Retype each line exactly. Skip images.

##########

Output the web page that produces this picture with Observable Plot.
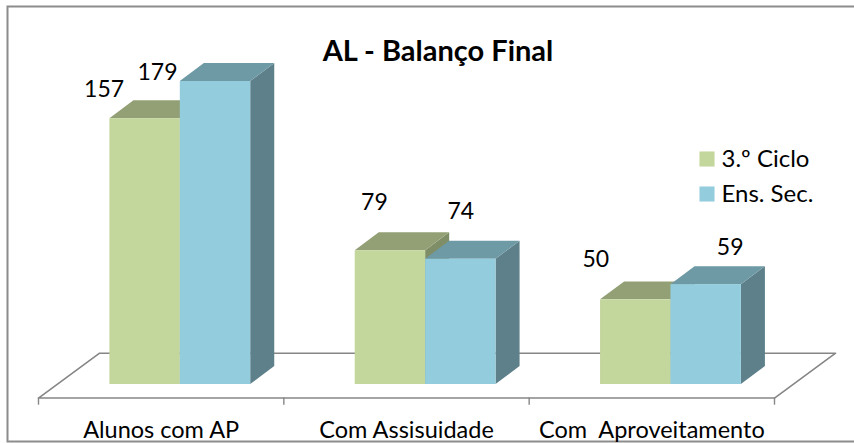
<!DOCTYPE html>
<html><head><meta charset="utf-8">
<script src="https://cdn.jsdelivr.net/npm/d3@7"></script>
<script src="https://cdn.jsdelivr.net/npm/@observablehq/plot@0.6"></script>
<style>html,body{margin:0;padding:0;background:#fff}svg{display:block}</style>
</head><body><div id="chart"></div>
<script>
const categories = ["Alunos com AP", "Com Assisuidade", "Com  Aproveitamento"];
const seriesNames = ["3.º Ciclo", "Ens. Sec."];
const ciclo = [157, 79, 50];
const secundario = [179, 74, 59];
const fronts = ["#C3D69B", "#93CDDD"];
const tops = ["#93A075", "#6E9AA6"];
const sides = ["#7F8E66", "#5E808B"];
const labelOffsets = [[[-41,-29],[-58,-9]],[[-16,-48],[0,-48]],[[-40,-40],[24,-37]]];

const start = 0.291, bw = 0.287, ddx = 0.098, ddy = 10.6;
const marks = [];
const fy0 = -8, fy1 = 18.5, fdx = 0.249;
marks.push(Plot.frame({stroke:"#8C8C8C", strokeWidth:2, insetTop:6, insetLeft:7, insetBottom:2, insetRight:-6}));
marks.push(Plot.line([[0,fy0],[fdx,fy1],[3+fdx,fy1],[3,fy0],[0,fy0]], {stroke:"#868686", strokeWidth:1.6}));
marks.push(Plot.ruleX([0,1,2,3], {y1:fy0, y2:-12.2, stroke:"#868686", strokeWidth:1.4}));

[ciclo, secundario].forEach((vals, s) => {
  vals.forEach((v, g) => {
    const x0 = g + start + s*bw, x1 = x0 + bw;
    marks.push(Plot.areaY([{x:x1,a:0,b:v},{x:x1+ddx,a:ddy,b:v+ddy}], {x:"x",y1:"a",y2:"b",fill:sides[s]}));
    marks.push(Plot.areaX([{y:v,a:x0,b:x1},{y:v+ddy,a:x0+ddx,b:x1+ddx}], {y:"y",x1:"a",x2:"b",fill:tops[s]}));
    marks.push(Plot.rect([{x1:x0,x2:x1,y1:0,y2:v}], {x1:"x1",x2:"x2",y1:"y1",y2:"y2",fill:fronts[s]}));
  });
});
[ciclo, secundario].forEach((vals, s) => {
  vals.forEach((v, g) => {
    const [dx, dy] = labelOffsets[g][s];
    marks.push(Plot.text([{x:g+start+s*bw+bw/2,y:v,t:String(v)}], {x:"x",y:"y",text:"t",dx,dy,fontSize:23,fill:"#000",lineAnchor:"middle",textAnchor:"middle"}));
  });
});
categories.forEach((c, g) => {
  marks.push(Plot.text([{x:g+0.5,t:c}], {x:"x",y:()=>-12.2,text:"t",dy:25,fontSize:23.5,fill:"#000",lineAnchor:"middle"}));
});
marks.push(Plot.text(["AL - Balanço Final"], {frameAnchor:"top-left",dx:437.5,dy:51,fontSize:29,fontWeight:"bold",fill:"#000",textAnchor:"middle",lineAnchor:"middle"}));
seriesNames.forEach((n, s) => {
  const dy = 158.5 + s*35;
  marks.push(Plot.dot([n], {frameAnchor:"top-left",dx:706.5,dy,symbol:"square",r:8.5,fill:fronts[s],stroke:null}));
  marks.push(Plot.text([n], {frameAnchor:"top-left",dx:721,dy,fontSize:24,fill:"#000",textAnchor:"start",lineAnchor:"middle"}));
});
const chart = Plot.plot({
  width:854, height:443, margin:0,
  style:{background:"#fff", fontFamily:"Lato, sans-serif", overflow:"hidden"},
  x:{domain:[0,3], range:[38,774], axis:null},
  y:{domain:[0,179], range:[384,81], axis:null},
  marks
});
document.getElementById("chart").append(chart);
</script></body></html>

##########

** Exercise solution **
Output the web page that produces this picture with Observable Plot.
<!DOCTYPE html>
<html><head><meta charset="utf-8">
<script src="https://cdn.jsdelivr.net/npm/d3@7"></script>
<script src="https://cdn.jsdelivr.net/npm/@observablehq/plot@0.6"></script>
<style>html,body{margin:0;padding:0;background:#fff}svg{display:block}</style>
</head><body><div id="chart"></div>
<script>
const categories = ["Alunos com AP", "Com Assisuidade", "Com  Aproveitamento"];
const seriesNames = ["3.º Ciclo", "Ens. Sec."];
const ciclo = [157, 79, 50];
const secundario = [179, 74, 59];
const fronts = ["#C3D69B", "#93CDDD"];
const tops = ["#93A075", "#6E9AA6"];
const sides = ["#7F8E66", "#5E808B"];
const labelOffsets = [[[-41,-29],[-58,-9]],[[-16,-48],[0,-48]],[[-40,-40],[24,-37]]];

const start = 0.291, bw = 0.287, ddx = 0.098, ddy = 10.6;
const marks = [];
const fy0 = -8, fy1 = 18.5, fdx = 0.249;
marks.push(Plot.frame({stroke:"#8C8C8C", strokeWidth:2, insetTop:6, insetLeft:7, insetBottom:2, insetRight:-6}));
marks.push(Plot.line([[0,fy0],[fdx,fy1],[3+fdx,fy1],[3,fy0],[0,fy0]], {stroke:"#868686", strokeWidth:1.6}));
marks.push(Plot.ruleX([0,1,2,3], {y1:fy0, y2:-12.2, stroke:"#868686", strokeWidth:1.4}));

[ciclo, secundario].forEach((vals, s) => {
  vals.forEach((v, g) => {
    const x0 = g + start + s*bw, x1 = x0 + bw;
    marks.push(Plot.areaY([{x:x1,a:0,b:v},{x:x1+ddx,a:ddy,b:v+ddy}], {x:"x",y1:"a",y2:"b",fill:sides[s]}));
    marks.push(Plot.areaX([{y:v,a:x0,b:x1},{y:v+ddy,a:x0+ddx,b:x1+ddx}], {y:"y",x1:"a",x2:"b",fill:tops[s]}));
    marks.push(Plot.rect([{x1:x0,x2:x1,y1:0,y2:v}], {x1:"x1",x2:"x2",y1:"y1",y2:"y2",fill:fronts[s]}));
  });
});
[ciclo, secundario].forEach((vals, s) => {
  vals.forEach((v, g) => {
    const [dx, dy] = labelOffsets[g][s];
    marks.push(Plot.text([{x:g+start+s*bw+bw/2,y:v,t:String(v)}], {x:"x",y:"y",text:"t",dx,dy,fontSize:23,fill:"#000",lineAnchor:"middle",textAnchor:"middle"}));
  });
});
categories.forEach((c, g) => {
  marks.push(Plot.text([{x:g+0.5,t:c}], {x:"x",y:()=>-12.2,text:"t",dy:25,fontSize:23.5,fill:"#000",lineAnchor:"middle"}));
});
marks.push(Plot.text(["AL - Balanço Final"], {frameAnchor:"top-left",dx:437.5,dy:51,fontSize:29,fontWeight:"bold",fill:"#000",textAnchor:"middle",lineAnchor:"middle"}));
seriesNames.forEach((n, s) => {
  const dy = 158.5 + s*35;
  marks.push(Plot.dot([n], {frameAnchor:"top-left",dx:706.5,dy,symbol:"square",r:8.5,fill:fronts[s],stroke:null}));
  marks.push(Plot.text([n], {frameAnchor:"top-left",dx:721,dy,fontSize:24,fill:"#000",textAnchor:"start",lineAnchor:"middle"}));
});
const chart = Plot.plot({
  width:854, height:443, margin:0,
  style:{background:"#fff", fontFamily:"Lato, sans-serif", overflow:"hidden"},
  x:{domain:[0,3], range:[38,774], axis:null},
  y:{domain:[0,179], range:[384,81], axis:null},
  marks
});
document.getElementById("chart").append(chart);
</script></body></html>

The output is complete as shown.